* **What you need to do**: In the entries below, find the line containing "What React, TypeScript" and the line containing "import * as". Copy those two lines and everything between them exactly, without the pictures.

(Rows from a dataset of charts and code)
--------------------------------

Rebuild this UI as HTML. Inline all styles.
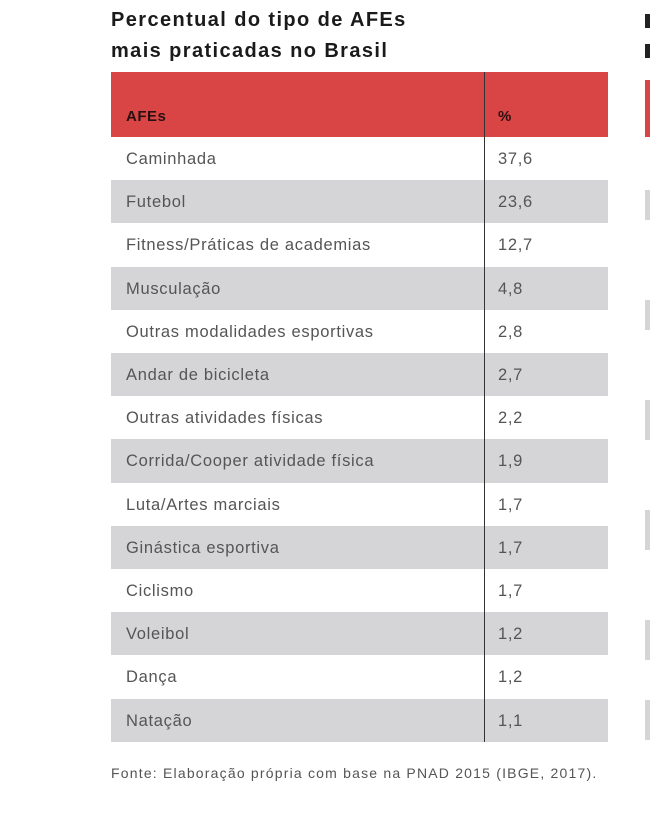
<!DOCTYPE html>
<html><head><meta charset="utf-8"><style>
body{margin:0;width:650px;height:813px;background:#fff;position:relative;overflow:hidden;font-family:"Liberation Sans",sans-serif;}
.t{position:absolute;left:111px;font-weight:bold;font-size:20px;color:#1a1a1a;letter-spacing:1.4px;}
.hd{position:absolute;left:111px;top:72px;width:497px;height:65px;background:#d94445;}
.hd span{position:absolute;top:36px;font-weight:bold;font-size:15px;color:#2a1010;letter-spacing:0.5px;}
.row{position:absolute;left:111px;width:497px;height:43.2px;font-size:16.5px;color:#555;letter-spacing:0.7px;}
.row span{position:absolute;top:13px;}
.g{background:#d5d5d7;}
.div{position:absolute;left:484px;top:72px;width:1px;height:670px;background:#333;}
.foot{position:absolute;left:111px;top:765px;font-size:14px;color:#555;letter-spacing:1.2px;}
</style></head><body>
<div class="t" style="top:9px">Percentual do tipo de AFEs</div>
<div class="t" style="top:40px">mais praticadas no Brasil</div>
<div class="hd"><span style="left:15px">AFEs</span><span style="left:387px">%</span></div>
<div class="row" style="top:137px"><span style="left:15px">Caminhada</span><span style="left:387px">37,6</span></div>
<div class="row g" style="top:180.2px"><span style="left:15px">Futebol</span><span style="left:387px">23,6</span></div>
<div class="row" style="top:223.4px"><span style="left:15px">Fitness/Práticas de academias</span><span style="left:387px">12,7</span></div>
<div class="row g" style="top:266.6px"><span style="left:15px">Musculação</span><span style="left:387px">4,8</span></div>
<div class="row" style="top:309.8px"><span style="left:15px">Outras modalidades esportivas</span><span style="left:387px">2,8</span></div>
<div class="row g" style="top:353px"><span style="left:15px">Andar de bicicleta</span><span style="left:387px">2,7</span></div>
<div class="row" style="top:396.2px"><span style="left:15px">Outras atividades físicas</span><span style="left:387px">2,2</span></div>
<div class="row g" style="top:439.4px"><span style="left:15px">Corrida/Cooper atividade física</span><span style="left:387px">1,9</span></div>
<div class="row" style="top:482.6px"><span style="left:15px">Luta/Artes marciais</span><span style="left:387px">1,7</span></div>
<div class="row g" style="top:525.8px"><span style="left:15px">Ginástica esportiva</span><span style="left:387px">1,7</span></div>
<div class="row" style="top:569px"><span style="left:15px">Ciclismo</span><span style="left:387px">1,7</span></div>
<div class="row g" style="top:612.2px"><span style="left:15px">Voleibol</span><span style="left:387px">1,2</span></div>
<div class="row" style="top:655.4px"><span style="left:15px">Dança</span><span style="left:387px">1,2</span></div>
<div class="row g" style="top:698.6px"><span style="left:15px">Natação</span><span style="left:387px">1,1</span></div>
<div class="div"></div>
<div class="foot">Fonte: Elaboração própria com base na PNAD 2015 (IBGE, 2017).</div>
<div style="position:absolute;left:645px;top:14px;width:5px;height:14px;background:#222"></div>
<div style="position:absolute;left:645px;top:44px;width:5px;height:14px;background:#222"></div>
<div style="position:absolute;left:645px;top:80px;width:5px;height:57px;background:#d94445"></div>
<div style="position:absolute;left:645px;top:190px;width:5px;height:30px;background:#d5d5d7"></div>
<div style="position:absolute;left:645px;top:300px;width:5px;height:30px;background:#d5d5d7"></div>
<div style="position:absolute;left:645px;top:400px;width:5px;height:40px;background:#d5d5d7"></div>
<div style="position:absolute;left:645px;top:510px;width:5px;height:40px;background:#d5d5d7"></div>
<div style="position:absolute;left:645px;top:620px;width:5px;height:40px;background:#d5d5d7"></div>
<div style="position:absolute;left:645px;top:700px;width:5px;height:40px;background:#d5d5d7"></div>
</body></html>
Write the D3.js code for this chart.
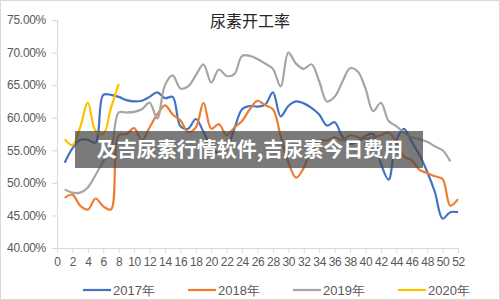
<!DOCTYPE html>
<html>
<head>
<meta charset="utf-8">
<script src="https://cdn.jsdelivr.net/npm/d3@7"></script>
<style>
  body { margin: 0; background: #fff; }
  svg { display: block; }
</style>
</head>
<body>
<div id="chart"></div>
<script>
// week numbers on the category axis (%)
var xTicks = [0,2,4,6,8,10,12,14,16,18,20,22,24,26,28,30,32,34,36,38,40,42,44,46,48,50,52];
var yTicks = [40,45,50,55,60,65,70,75];

var y2017 = [53.1,55.3,56.6,56.6,56.2,63.5,63.5,63.2,62.7,62.5,62.6,63.2,63.9,63.0,63.2,58.7,58.3,59.8,57.8,55.5,
             54.5,55.3,58.3,61.3,61.8,61.7,62.0,63.9,60.2,61.8,62.5,62.2,61.5,60.5,58.8,59.3,57.1,56.0,56.3,57.2,
             57.5,53.0,50.5,56.5,58.3,56.3,54.3,51.7,48.6,44.5,45.5,45.5];
var y2018 = [47.7,48.2,46.5,45.9,47.6,46.4,45.9,57.3,57.5,58.4,56.5,58.5,60.5,61.9,60.5,59.6,57.8,58.5,62.3,58.3,
             59.0,57.3,58.5,59.5,61.3,62.6,61.9,61.3,57.2,53.2,50.8,52.3,55.3,56.5,56.5,57.0,56.5,57.3,57.0,56.8,
             57.0,57.3,57.7,56.3,54.0,53.5,52.0,51.5,51.0,50.6,46.5,47.5];
var y2019 = [49.0,48.5,48.5,49.3,51.2,53.3,55.0,60.8,60.8,60.9,61.3,62.3,59.9,65.0,66.5,64.5,64.8,66.5,68.2,65.4,
             67.4,66.4,66.7,69.5,69.5,69.0,68.3,67.5,64.8,70.0,68.3,67.5,68.2,65.6,62.5,63.2,65.5,67.6,67.1,64.5,
             61.0,62.3,59.5,58.7,57.7,57.0,56.7,56.3,55.6,55.0,53.3];
var y2020 = [56.7,55.8,58.5,62.3,58.0,57.5,61.5,65.2];

var seriesNames = ["2017年","2018年","2019年","2020年"];
var colors = ["#4472C4","#ED7D31","#A5A5A5","#FFC000"];
var seriesData = [y2017, y2018, y2019, y2020];

var width = 500, height = 300;

var svg = d3.select("#chart").append("svg")
    .attr("width", width)
    .attr("height", height);

// outer frame
svg.append("rect")
    .attr("x", 0.5).attr("y", 0.5)
    .attr("width", width - 1).attr("height", height - 1)
    .style("fill", "#fff").style("stroke", "#d9d9d9");

var x = d3.scaleLinear().domain([0, 52]).range([57, 458]);
var y = d3.scaleLinear().domain([40, 75]).range([248, 20]);

svg.append("text")
    .attr("x", 250).attr("y", 27)
    .attr("text-anchor", "middle")
    .style("font-family", "'Noto Sans CJK SC', sans-serif")
    .style("font-size", "16px")
    .style("fill", "#262626")
    .text("尿素开工率");

var yAxis = svg.append("g")
    .attr("transform", "translate(" + x(0) + ",0)")
    .call(d3.axisLeft(y).tickValues(yTicks).tickSize(5).tickPadding(6)
        .tickFormat(function(d) { return d.toFixed(2) + "%"; }));

var xAxis = svg.append("g")
    .attr("transform", "translate(0," + y(40) + ")")
    .call(d3.axisBottom(x).tickValues(xTicks).tickSize(5).tickPadding(4)
        .tickFormat(function(d) { return d; }));

[yAxis, xAxis].forEach(function(a) {
    a.select(".domain").style("stroke", "#d9d9d9");
    a.selectAll(".tick line").style("stroke", "#d9d9d9");
    a.selectAll(".tick text")
        .style("font-family", "'Liberation Sans', Arial, sans-serif")
        .style("font-size", "12px")
        .style("letter-spacing", "-0.3px")
        .style("fill", "#595959");
});

var line = d3.line()
    .x(function(d, i) { return x(i + 1); })
    .y(function(d) { return y(d); })
    .curve(d3.curveCatmullRom.alpha(0.5));

svg.selectAll(".series")
    .data(seriesData)
    .enter().append("path")
    .attr("class", "series")
    .attr("d", line)
    .style("fill", "none")
    .style("stroke", function(d, i) { return colors[i]; })
    .style("stroke-width", 2.2)
    .style("stroke-linejoin", "round");

// legend
var legend = svg.selectAll(".legend")
    .data(seriesNames)
    .enter().append("g")
    .attr("class", "legend")
    .attr("transform", function(d, i) { return "translate(" + (83 + i * 105) + ",290)"; });

legend.append("line")
    .attr("x1", 0).attr("x2", 28)
    .style("stroke", function(d, i) { return colors[i]; })
    .style("stroke-width", 2.2);

legend.append("text")
    .attr("x", 30).attr("y", 0).attr("dy", "0.35em")
    .style("font-family", "'Liberation Sans', Arial, sans-serif")
    .style("font-size", "13px")
    .style("fill", "#595959")
    .text(function(d) { return d; });

// watermark banner over the plot
svg.append("rect")
    .attr("x", 75).attr("y", 131)
    .attr("width", 348).attr("height", 37)
    .style("fill", "rgba(70,70,70,0.72)");

svg.append("text")
    .attr("x", 250).attr("y", 157)
    .attr("text-anchor", "middle")
    .style("font-family", "'Noto Sans CJK SC', sans-serif")
    .style("font-weight", "bold")
    .style("font-size", "20px")
    .style("fill", "#fff")
    .text("及吉尿素行情软件,吉尿素今日费用");
</script>
</body>
</html>
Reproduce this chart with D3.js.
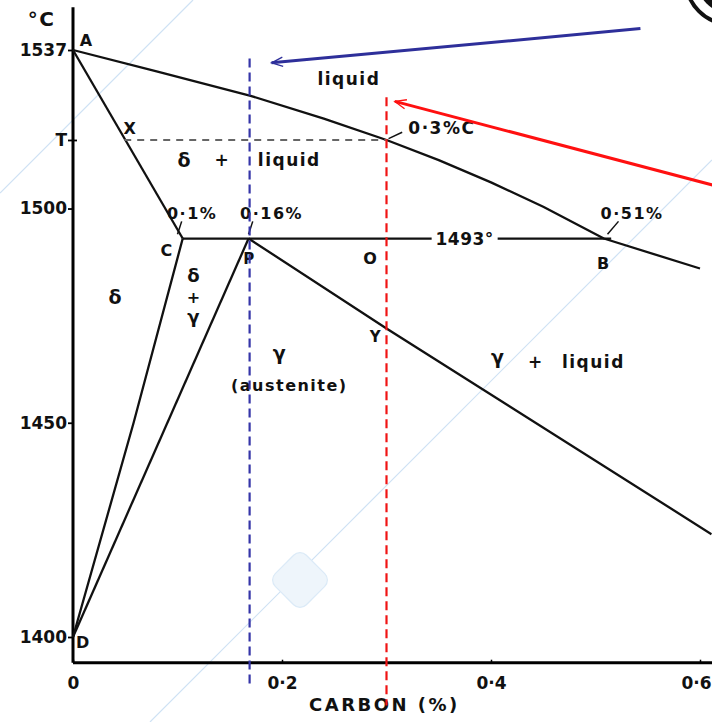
<html>
<head>
<script src="https://d3js.org/d3.v7.min.js"></script>
<style>
  body { margin: 0; background: #fff; }
  text { font-family: "DejaVu Sans", sans-serif; font-weight: bold; fill: #111; }
</style>
</head>
<body>
<svg id="chart" width="712" height="722"></svg>
<script>
// phase boundaries, [carbon %, temperature °C]
var liquidus      = [[0, 1537], [0.08, 1532], [0.17, 1526.3], [0.24, 1521], [0.3, 1516],
                     [0.35, 1511.3], [0.4, 1506.1], [0.45, 1500.4], [0.508, 1493], [0.6, 1486]];
var deltaSolidus  = [[0, 1537], [0.105, 1493]];
var peritectic    = [[0.105, 1493], [0.515, 1493]];
var deltaSolvus   = [[0, 1400], [0.058, 1450], [0.105, 1493]];
var gammaSolvus   = [[0, 1400], [0.168, 1493]];
var gammaSolidus  = [[0.168, 1493], [0.3, 1472], [0.611, 1424]];
var tLine         = [[0.049, 1516], [0.3, 1516]];

var xTicks = [0, 0.2, 0.4, 0.6];
var xTickLabels = ["0", "0·2", "0·4", "0·6"];
var yTicks = [1537, 1516, 1500, 1450, 1400];
var yTickLabels = ["1537", "T", "1500", "1450", "1400"];

// marked compositions (dashed verticals) and arrows pointing at them
var blueX = 0.169, redX = 0.3;
var blueArrow = [[0.543, 1542], [0.19, 1534]];
var redArrow  = [[0.612, 1505.5], [0.308, 1525]];

var svg = d3.select("#chart");
var x = d3.scaleLinear().domain([0, 0.6]).range([73, 700]);
var y = d3.scaleLinear().domain([1400, 1537]).range([637, 50]);
var line = d3.line().x(function(d) { return x(d[0]); }).y(function(d) { return y(d[1]); });

// faint watermark of the scanned page
var wm = svg.append("g").attr("stroke", "#cfe2f4").attr("stroke-width", 1.2).attr("fill", "none");
wm.append("line").attr("x1", 193).attr("y1", 0).attr("x2", 0).attr("y2", 193);
wm.append("line").attr("x1", 712).attr("y1", 160).attr("x2", 150).attr("y2", 722);
wm.append("rect").attr("x", -22).attr("y", -22).attr("width", 44).attr("height", 44).attr("rx", 9)
  .attr("transform", "translate(300,580) rotate(45)").attr("fill", "#eef5fb").attr("stroke", "#dbeaf7");
// edge of a dark object cut off at the top right of the scan
svg.append("circle").attr("cx", 730).attr("cy", -20).attr("r", 44).attr("fill", "none")
  .attr("stroke", "#111").attr("stroke-width", 4);
svg.append("circle").attr("cx", 732).attr("cy", -22).attr("r", 36).attr("fill", "#111");

var defs = svg.append("defs");
function arrowHead(id, color) {
  defs.append("marker").attr("id", id)
    .attr("viewBox", "-14 -6 16 12").attr("refX", -1).attr("refY", 0)
    .attr("markerWidth", 5).attr("markerHeight", 4).attr("orient", "auto")
    .attr("markerUnits", "strokeWidth")
    .append("path").attr("d", "M-13,-5L-1,0L-13,5")
    .attr("fill", "none").attr("stroke", color).attr("stroke-width", 1.4);
}
arrowHead("hb", "#2e2f9a");
arrowHead("hr", "#ff1010");

// axes
var g = svg.append("g");
g.append("line").attr("x1", x(0)).attr("x2", x(0)).attr("y1", y(1547)).attr("y2", y(1394))
  .attr("stroke", "#000").attr("stroke-width", 3);
g.append("line").attr("x1", x(0)).attr("x2", 712).attr("y1", y(1394)).attr("y2", y(1394))
  .attr("stroke", "#000").attr("stroke-width", 3);

var yAxis = d3.axisLeft(y).tickValues(yTicks).tickSize(5).tickPadding(1)
  .tickFormat(function(d, i) { return yTickLabels[i]; });
var ya = svg.append("g").attr("transform", "translate(" + x(0) + ",0)").call(yAxis);
ya.select(".domain").remove();
ya.selectAll(".tick line").attr("stroke", "#000").attr("stroke-width", 1.8);
ya.selectAll(".tick text").style("font-size", "17px").attr("fill", "#111")
  .attr("font-family", "DejaVu Sans").attr("font-weight", "bold");
ya.selectAll(".tick").filter(function(d) { return d === 1516; }).select("line").attr("x1", 4);

var xAxis = d3.axisBottom(x).tickValues(xTicks).tickSize(-3).tickPadding(14)
  .tickFormat(function(d, i) { return xTickLabels[i]; });
var xa = svg.append("g").attr("transform", "translate(0," + y(1394) + ")").call(xAxis);
xa.select(".domain").remove();
xa.selectAll(".tick line").attr("stroke", "#000").attr("stroke-width", 1.5);
xa.selectAll(".tick text").style("font-size", "17px").attr("fill", "#111")
  .attr("font-family", "DejaVu Sans").attr("font-weight", "bold");
xa.selectAll(".tick").filter(function(d) { return d === 0.6; }).select("text")
  .attr("text-anchor", "end").attr("x", 11);

// phase boundaries
var solid = [liquidus, deltaSolidus, peritectic, deltaSolvus, gammaSolvus, gammaSolidus];
svg.selectAll("path.bound").data(solid).enter().append("path").attr("class", "bound")
  .attr("d", line).attr("fill", "none").attr("stroke", "#111").attr("stroke-width", 2.3)
  .attr("stroke-linejoin", "round");
svg.append("path").attr("d", line(tLine)).attr("fill", "none")
  .attr("stroke", "#666").attr("stroke-width", 1.8).attr("stroke-dasharray", "7,6");

// labels
var labels = [
  {t: "°C", v: [-0.03, 1544], s: 20},
  {t: "A", v: [0.013, 1539], s: 16},
  {t: "X", v: [0.055, 1518.5], s: 16},
  {t: "liquid", v: [0.264, 1530], s: 17},
  {t: "0·3%C", v: [0.353, 1518.5], s: 17},
  {t: "δ", v: [0.107, 1511], s: 19},
  {t: "+", v: [0.143, 1511], s: 17},
  {t: "liquid", v: [0.207, 1511], s: 17},
  {t: "0·1%", v: [0.114, 1498.5], s: 16},
  {t: "0·16%", v: [0.19, 1498.5], s: 16},
  {t: "0·51%", v: [0.535, 1498.5], s: 16},
  {t: "C", v: [0.090, 1490], s: 16},
  {t: "O", v: [0.285, 1488], s: 16},
  {t: "B", v: [0.508, 1487], s: 16},
  {t: "P", v: [0.169, 1488], s: 15},
  {t: "δ", v: [0.041, 1479], s: 19},
  {t: "δ", v: [0.116, 1484], s: 18},
  {t: "+", v: [0.116, 1479], s: 16},
  {t: "γ", v: [0.116, 1474.5], s: 18},
  {t: "Y", v: [0.29, 1470], s: 15},
  {t: "γ", v: [0.198, 1466], s: 19},
  {t: "(austenite)", v: [0.207, 1458.5], s: 16},
  {t: "γ", v: [0.407, 1465], s: 19},
  {t: "+", v: [0.443, 1464], s: 17},
  {t: "liquid", v: [0.498, 1464], s: 17},
  {t: "D", v: [0.010, 1398.5], s: 16}
];
svg.selectAll("text.lbl").data(labels).enter().append("text").attr("class", "lbl")
  .attr("x", function(d) { return x(d.v[0]); }).attr("y", function(d) { return y(d.v[1]); })
  .attr("text-anchor", "middle").attr("dominant-baseline", "middle")
  .style("font-size", function(d) { return d.s + "px"; })
  .style("letter-spacing", "1.5px")
  .text(function(d) { return d.t; });

// 1493° label sits in a gap on the peritectic line
var lab1493 = svg.append("g").attr("transform", "translate(" + x(0.37) + "," + y(1493) + ")");
lab1493.append("rect").attr("x", -28).attr("y", -9).attr("width", 66).attr("height", 18).attr("fill", "#fff");
lab1493.append("text").attr("x", 5).attr("y", 1).attr("text-anchor", "middle")
  .attr("dominant-baseline", "middle").style("font-size", "17px").style("letter-spacing", "0.5px").text("1493°");

// small leader ticks
var leaders = [
  [[0.302, 1516.3], [0.315, 1517.8]],
  [[0.5115, 1494], [0.522, 1497]],
  [[0.1, 1494], [0.104, 1497]],
  [[0.168, 1494], [0.172, 1497]]
];
svg.selectAll("path.lead").data(leaders).enter().append("path").attr("class", "lead")
  .attr("d", line).attr("stroke", "#111").attr("stroke-width", 1.5).attr("fill", "none");

svg.append("text").attr("x", x(0.298)).attr("y", 711).attr("text-anchor", "middle")
  .style("font-size", "18px").style("letter-spacing", "2.5px").text("CARBON (%)");

// highlighted compositions
svg.append("line").attr("x1", x(blueX)).attr("x2", x(blueX)).attr("y1", y(1535)).attr("y2", y(1388))
  .attr("stroke", "#3535a8").attr("stroke-width", 2.2).attr("stroke-dasharray", "9,5");
svg.append("line").attr("x1", x(redX)).attr("x2", x(redX)).attr("y1", y(1526)).attr("y2", y(1384))
  .attr("stroke", "#f01414").attr("stroke-width", 2.2).attr("stroke-dasharray", "9,5");

svg.append("path").attr("d", line(blueArrow)).attr("stroke", "#2e2f9a").attr("stroke-width", 3)
  .attr("fill", "none").attr("marker-end", "url(#hb)");
svg.append("path").attr("d", line(redArrow)).attr("stroke", "#ff1010").attr("stroke-width", 3)
  .attr("fill", "none").attr("marker-end", "url(#hr)");
</script>
</body>
</html>
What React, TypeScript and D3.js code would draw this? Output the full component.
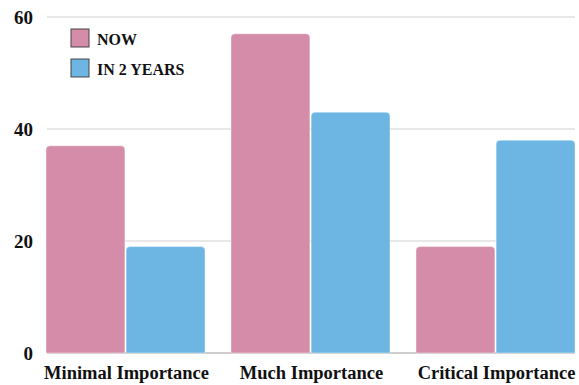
import React from "react";
import * as d3 from "d3";

const categories = ["Minimal Importance", "Much Importance", "Critical Importance"];
const seriesNames = ["NOW", "IN 2 YEARS"];
const nowValues = [37, 57, 19];
const in2YearsValues = [19, 43, 38];
const yTicks = [0, 20, 40, 60];
const colors = ["#D48CA8", "#6DB6E3"];

const W = 579;
const H = 385;
const FONT = "Liberation Serif";

function topRoundedRect(x: number, y: number, w: number, h: number, r: number) {
  const rr = Math.min(r, w / 2, h);
  return `M${x},${y + h}V${y + rr}Q${x},${y} ${x + rr},${y}H${x + w - rr}Q${x + w},${y} ${x + w},${y + rr}V${y + h}Z`;
}

const txt = { fontFamily: FONT, fontWeight: 700 } as React.CSSProperties;

export default function App() {
  const y = d3.scaleLinear().domain([0, 60]).range([353, 17]);
  const x0 = d3
    .scaleBand<string>()
    .domain(categories)
    .range([46, 46 + 3 * 185 - 26])
    .paddingInner(26 / 185)
    .paddingOuter(0);
  const x1 = d3
    .scaleBand<string>()
    .domain(seriesNames)
    .range([0, x0.bandwidth()])
    .paddingInner(0.015);
  const data = [nowValues, in2YearsValues];

  return (
    <svg width={W} height={H} style={{ position: "absolute", left: 0, top: 0, background: "#fff" }}>
      {yTicks.slice(1).map((t) => (
        <line key={t} x1={47} x2={575} y1={y(t)} y2={y(t)} stroke="#e0e0e0" strokeWidth={1.5} />
      ))}
      <line x1={47} x2={575} y1={y(0)} y2={y(0)} stroke="#bdbdbd" strokeWidth={1.5} />
      {yTicks.map((t) => (
        <text
          key={t}
          x={33}
          y={y(t)}
          textAnchor="end"
          dominantBaseline="central"
          style={{ ...txt, fontSize: 19 }}
          fill="#111"
        >
          {t}
        </text>
      ))}
      {categories.map((c, ci) =>
        seriesNames.map((s, si) => {
          const v = data[si][ci];
          const bx = (x0(c) ?? 0) + (x1(s) ?? 0);
          const bw = x1.bandwidth();
          return (
            <path
              key={c + s}
              d={topRoundedRect(bx, y(v), bw, y(0) - y(v), 4)}
              fill={colors[si]}
              stroke="#ffffff"
              strokeOpacity={0.5}
              strokeWidth={0.8}
            />
          );
        })
      )}
      {categories.map((c) => (
        <text
          key={c}
          x={(x0(c) ?? 0) + x0.bandwidth() / 2 + 1}
          y={379}
          textAnchor="middle"
          style={{ ...txt, fontSize: 18.5 }}
          fill="#111"
        >
          {c}
        </text>
      ))}
      {seriesNames.map((s, i) => (
        <g key={s} transform={`translate(71,${29 + i * 30})`}>
          <rect x={0} y={0} width={18} height={18} fill={colors[i]} stroke="#444" strokeWidth={1} />
          <text x={26} y={10} dominantBaseline="central" style={{ ...txt, fontSize: 16 }} fill="#111">
            {s}
          </text>
        </g>
      ))}
    </svg>
  );
}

--------------------------------

* **Exercise output**:
What React, TypeScript and D3.js code would draw this? Output the full component.
import React from "react";
import * as d3 from "d3";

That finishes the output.